#### Written instruction
Go through the data below and copy it exactly, skipping every picture.

#### Data shown
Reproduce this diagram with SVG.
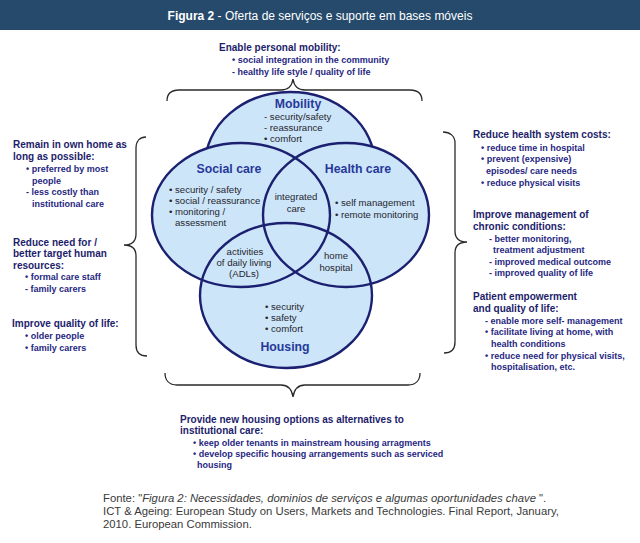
<svg xmlns="http://www.w3.org/2000/svg" width="640" height="543" viewBox="0 0 640 543">
<style>
text{font-family:"Liberation Sans",Arial,sans-serif}
.hd{font-size:10px;font-weight:bold;fill:#1d1d6b}
.it{font-size:9px;font-weight:bold;fill:#27277f}
.ct{font-size:12.3px;font-weight:bold;fill:#26399a;text-anchor:middle}
.ci{font-size:9.6px;fill:#262630}
.cm{font-size:9.6px;fill:#262630;text-anchor:middle}
.fill{fill:#cde5f8;stroke:none}
.ring{fill:none;stroke:#1b2070;stroke-width:2.4}
.brace{fill:none;stroke:#2a2a2a;stroke-width:1.3}
.ft{font-size:11.3px;fill:#3a3a3a}
</style>
<rect width="640" height="543" fill="#ffffff"/>
<g id="header">
<rect x="0" y="0" width="640" height="30" fill="#254a6b"/>
<text x="320" y="20" text-anchor="middle" style="font-size:12px;fill:#ffffff"><tspan font-weight="bold">Figura 2</tspan> - Oferta de serviços e suporte em bases móveis</text>
</g>
<g id="mobility">
<ellipse cx="290" cy="165" rx="85" ry="73" fill="#cde5f8" stroke="#1b2070" stroke-width="2.4"/>
<text class="ct" x="298" y="108">Mobility</text>
<text class="ci" x="264" y="120">- security/safety</text>
<text class="ci" x="264" y="131">- reassurance</text>
<text class="ci" x="264" y="142">• comfort</text>
</g>
<g id="venn-fills">
<ellipse class="fill" cx="241" cy="215" rx="89" ry="72"/>
<ellipse class="fill" cx="346" cy="215" rx="83" ry="72"/>
<ellipse class="fill" cx="286" cy="295.5" rx="86" ry="72.5"/>
</g>
<g id="social-care">
<ellipse class="ring" cx="241" cy="215" rx="89" ry="72"/>
<text class="ct" x="229" y="173">Social care</text>
<text class="ci" x="169" y="193">• security / safety</text>
<text class="ci" x="169" y="204">• social / reassurance</text>
<text class="ci" x="169" y="215">• monitoring /</text>
<text class="ci" x="175" y="226">assessment</text>
</g>
<g id="health-care">
<ellipse class="ring" cx="346" cy="215" rx="83" ry="72"/>
<text class="ct" x="358" y="173">Health care</text>
<text class="ci" x="335" y="206">• self management</text>
<text class="ci" x="335" y="218">• remote monitoring</text>
</g>
<g id="housing">
<ellipse class="ring" cx="286" cy="295.5" rx="86" ry="72.5"/>
<text class="ci" x="265" y="310">• security</text>
<text class="ci" x="265" y="321">• safety</text>
<text class="ci" x="265" y="332">• comfort</text>
<text class="ct" x="285" y="351">Housing</text>
</g>
<g id="integrated-care">
<text class="cm" x="296" y="200">integrated</text>
<text class="cm" x="296" y="212">care</text>
</g>
<g id="adls">
<text class="cm" x="245" y="255">activities</text>
<text class="cm" x="244" y="266">of daily living</text>
<text class="cm" x="244" y="277">(ADLs)</text>
</g>
<g id="home-hospital">
<text class="cm" x="336" y="259">home</text>
<text class="cm" x="336" y="271">hospital</text>
</g>
<g id="connectors">
<path class="brace" d="M167,101 C167,94 171,90 179,90 L281,90 C288,90 292,86 293,79 C294,86 298,90 305,90 L410,90 C418,90 422,94 422,101"/>
<path class="brace" d="M165,373 C165,380 169,385 177,385 L281,385 C288,385 292,390 293,397 C294,390 298,385 305,385 L408,385 C416,385 420,380 420,373"/>
<path class="brace" d="M146,137 C140,137 136,141 136,148 L136,234 C136,241 132,245 124,245 C132,245 136,249 136,256 L136,345 C136,352 140,356 147,356"/>
<path class="brace" d="M443,132 C450,132 455,136 455,143 L455,231 C455,238 459,242 467,242 C459,242 455,246 455,253 L455,342 C455,349 451,353 444,353"/>
</g>
<g id="mobility-benefits">
<text class="hd" x="219" y="51">Enable personal mobility:</text>
<text class="it" x="232" y="63">• social integration in the community</text>
<text class="it" x="232" y="75">- healthy life style / quality of life</text>
</g>
<g id="left-benefits">
<text class="hd" x="13" y="148">Remain in own home as</text>
<text class="hd" x="13" y="160">long as possible:</text>
<text class="it" x="26" y="172">• preferred by most</text>
<text class="it" x="32" y="184">people</text>
<text class="it" x="26" y="195">- less costly than</text>
<text class="it" x="32" y="207">institutional care</text>
<text class="hd" x="13" y="246">Reduce need for /</text>
<text class="hd" x="13" y="257">better target human</text>
<text class="hd" x="13" y="269">resources:</text>
<text class="it" x="25" y="280">• formal care staff</text>
<text class="it" x="25" y="292">- family carers</text>
<text class="hd" x="12" y="327">Improve quality of life:</text>
<text class="it" x="25" y="339">• older people</text>
<text class="it" x="25" y="351">• family carers</text>
</g>
<g id="right-benefits">
<text class="hd" x="473" y="138">Reduce health system costs:</text>
<text class="it" x="481" y="151">• reduce time in hospital</text>
<text class="it" x="481" y="162">• prevent (expensive)</text>
<text class="it" x="486" y="174">episodes/ care needs</text>
<text class="it" x="481" y="186">• reduce physical visits</text>
<text class="hd" x="473" y="218">Improve management of</text>
<text class="hd" x="473" y="230">chronic conditions:</text>
<text class="it" x="489" y="242">- better monitoring,</text>
<text class="it" x="493" y="253">treatment adjustment</text>
<text class="it" x="489" y="265">- improved medical outcome</text>
<text class="it" x="489" y="276">- improved quality of life</text>
<text class="hd" x="473" y="300">Patient empowerment</text>
<text class="hd" x="473" y="312">and quality of life:</text>
<text class="it" x="485" y="324">- enable more self- management</text>
<text class="it" x="485" y="335">• facilitate living at home, with</text>
<text class="it" x="491" y="347">health conditions</text>
<text class="it" x="485" y="359">• reduce need for physical  visits,</text>
<text class="it" x="491" y="370">hospitalisation, etc.</text>
</g>
<g id="housing-benefits">
<text class="hd" x="180" y="423">Provide new housing options as alternatives to</text>
<text class="hd" x="180" y="434">institutional care:</text>
<text class="it" x="193" y="446">• keep older tenants in mainstream housing arragments</text>
<text class="it" x="193" y="457">• develop specific housing arrangements such as serviced</text>
<text class="it" x="197" y="468">housing</text>
</g>
<g id="footer">
<text class="ft" x="103" y="502">Fonte: "<tspan font-style="italic">Figura 2: Necessidades, dominios de serviços e algumas oportunidades chave</tspan> ".</text>
<text class="ft" x="103" y="515">ICT &amp; Ageing: European Study on Users, Markets and Technologies. Final Report, January,</text>
<text class="ft" x="103" y="528">2010. European Commission.</text>
</g>
</svg>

#### Answer for this exercise
Reproduce this diagram with SVG.
<svg xmlns="http://www.w3.org/2000/svg" width="640" height="543" viewBox="0 0 640 543">
<style>
text{font-family:"Liberation Sans",Arial,sans-serif}
.hd{font-size:10px;font-weight:bold;fill:#1d1d6b}
.it{font-size:9px;font-weight:bold;fill:#27277f}
.ct{font-size:12.3px;font-weight:bold;fill:#26399a;text-anchor:middle}
.ci{font-size:9.6px;fill:#262630}
.cm{font-size:9.6px;fill:#262630;text-anchor:middle}
.fill{fill:#cde5f8;stroke:none}
.ring{fill:none;stroke:#1b2070;stroke-width:2.4}
.brace{fill:none;stroke:#2a2a2a;stroke-width:1.3}
.ft{font-size:11.3px;fill:#3a3a3a}
</style>
<rect width="640" height="543" fill="#ffffff"/>
<g id="header">
<rect x="0" y="0" width="640" height="30" fill="#254a6b"/>
<text x="320" y="20" text-anchor="middle" style="font-size:12px;fill:#ffffff"><tspan font-weight="bold">Figura 2</tspan> - Oferta de serviços e suporte em bases móveis</text>
</g>
<g id="mobility">
<ellipse cx="290" cy="165" rx="85" ry="73" fill="#cde5f8" stroke="#1b2070" stroke-width="2.4"/>
<text class="ct" x="298" y="108">Mobility</text>
<text class="ci" x="264" y="120">- security/safety</text>
<text class="ci" x="264" y="131">- reassurance</text>
<text class="ci" x="264" y="142">• comfort</text>
</g>
<g id="venn-fills">
<ellipse class="fill" cx="241" cy="215" rx="89" ry="72"/>
<ellipse class="fill" cx="346" cy="215" rx="83" ry="72"/>
<ellipse class="fill" cx="286" cy="295.5" rx="86" ry="72.5"/>
</g>
<g id="social-care">
<ellipse class="ring" cx="241" cy="215" rx="89" ry="72"/>
<text class="ct" x="229" y="173">Social care</text>
<text class="ci" x="169" y="193">• security / safety</text>
<text class="ci" x="169" y="204">• social / reassurance</text>
<text class="ci" x="169" y="215">• monitoring /</text>
<text class="ci" x="175" y="226">assessment</text>
</g>
<g id="health-care">
<ellipse class="ring" cx="346" cy="215" rx="83" ry="72"/>
<text class="ct" x="358" y="173">Health care</text>
<text class="ci" x="335" y="206">• self management</text>
<text class="ci" x="335" y="218">• remote monitoring</text>
</g>
<g id="housing">
<ellipse class="ring" cx="286" cy="295.5" rx="86" ry="72.5"/>
<text class="ci" x="265" y="310">• security</text>
<text class="ci" x="265" y="321">• safety</text>
<text class="ci" x="265" y="332">• comfort</text>
<text class="ct" x="285" y="351">Housing</text>
</g>
<g id="integrated-care">
<text class="cm" x="296" y="200">integrated</text>
<text class="cm" x="296" y="212">care</text>
</g>
<g id="adls">
<text class="cm" x="245" y="255">activities</text>
<text class="cm" x="244" y="266">of daily living</text>
<text class="cm" x="244" y="277">(ADLs)</text>
</g>
<g id="home-hospital">
<text class="cm" x="336" y="259">home</text>
<text class="cm" x="336" y="271">hospital</text>
</g>
<g id="connectors">
<path class="brace" d="M167,101 C167,94 171,90 179,90 L281,90 C288,90 292,86 293,79 C294,86 298,90 305,90 L410,90 C418,90 422,94 422,101"/>
<path class="brace" d="M165,373 C165,380 169,385 177,385 L281,385 C288,385 292,390 293,397 C294,390 298,385 305,385 L408,385 C416,385 420,380 420,373"/>
<path class="brace" d="M146,137 C140,137 136,141 136,148 L136,234 C136,241 132,245 124,245 C132,245 136,249 136,256 L136,345 C136,352 140,356 147,356"/>
<path class="brace" d="M443,132 C450,132 455,136 455,143 L455,231 C455,238 459,242 467,242 C459,242 455,246 455,253 L455,342 C455,349 451,353 444,353"/>
</g>
<g id="mobility-benefits">
<text class="hd" x="219" y="51">Enable personal mobility:</text>
<text class="it" x="232" y="63">• social integration in the community</text>
<text class="it" x="232" y="75">- healthy life style / quality of life</text>
</g>
<g id="left-benefits">
<text class="hd" x="13" y="148">Remain in own home as</text>
<text class="hd" x="13" y="160">long as possible:</text>
<text class="it" x="26" y="172">• preferred by most</text>
<text class="it" x="32" y="184">people</text>
<text class="it" x="26" y="195">- less costly than</text>
<text class="it" x="32" y="207">institutional care</text>
<text class="hd" x="13" y="246">Reduce need for /</text>
<text class="hd" x="13" y="257">better target human</text>
<text class="hd" x="13" y="269">resources:</text>
<text class="it" x="25" y="280">• formal care staff</text>
<text class="it" x="25" y="292">- family carers</text>
<text class="hd" x="12" y="327">Improve quality of life:</text>
<text class="it" x="25" y="339">• older people</text>
<text class="it" x="25" y="351">• family carers</text>
</g>
<g id="right-benefits">
<text class="hd" x="473" y="138">Reduce health system costs:</text>
<text class="it" x="481" y="151">• reduce time in hospital</text>
<text class="it" x="481" y="162">• prevent (expensive)</text>
<text class="it" x="486" y="174">episodes/ care needs</text>
<text class="it" x="481" y="186">• reduce physical visits</text>
<text class="hd" x="473" y="218">Improve management of</text>
<text class="hd" x="473" y="230">chronic conditions:</text>
<text class="it" x="489" y="242">- better monitoring,</text>
<text class="it" x="493" y="253">treatment adjustment</text>
<text class="it" x="489" y="265">- improved medical outcome</text>
<text class="it" x="489" y="276">- improved quality of life</text>
<text class="hd" x="473" y="300">Patient empowerment</text>
<text class="hd" x="473" y="312">and quality of life:</text>
<text class="it" x="485" y="324">- enable more self- management</text>
<text class="it" x="485" y="335">• facilitate living at home, with</text>
<text class="it" x="491" y="347">health conditions</text>
<text class="it" x="485" y="359">• reduce need for physical  visits,</text>
<text class="it" x="491" y="370">hospitalisation, etc.</text>
</g>
<g id="housing-benefits">
<text class="hd" x="180" y="423">Provide new housing options as alternatives to</text>
<text class="hd" x="180" y="434">institutional care:</text>
<text class="it" x="193" y="446">• keep older tenants in mainstream housing arragments</text>
<text class="it" x="193" y="457">• develop specific housing arrangements such as serviced</text>
<text class="it" x="197" y="468">housing</text>
</g>
<g id="footer">
<text class="ft" x="103" y="502">Fonte: "<tspan font-style="italic">Figura 2: Necessidades, dominios de serviços e algumas oportunidades chave</tspan> ".</text>
<text class="ft" x="103" y="515">ICT &amp; Ageing: European Study on Users, Markets and Technologies. Final Report, January,</text>
<text class="ft" x="103" y="528">2010. European Commission.</text>
</g>
</svg>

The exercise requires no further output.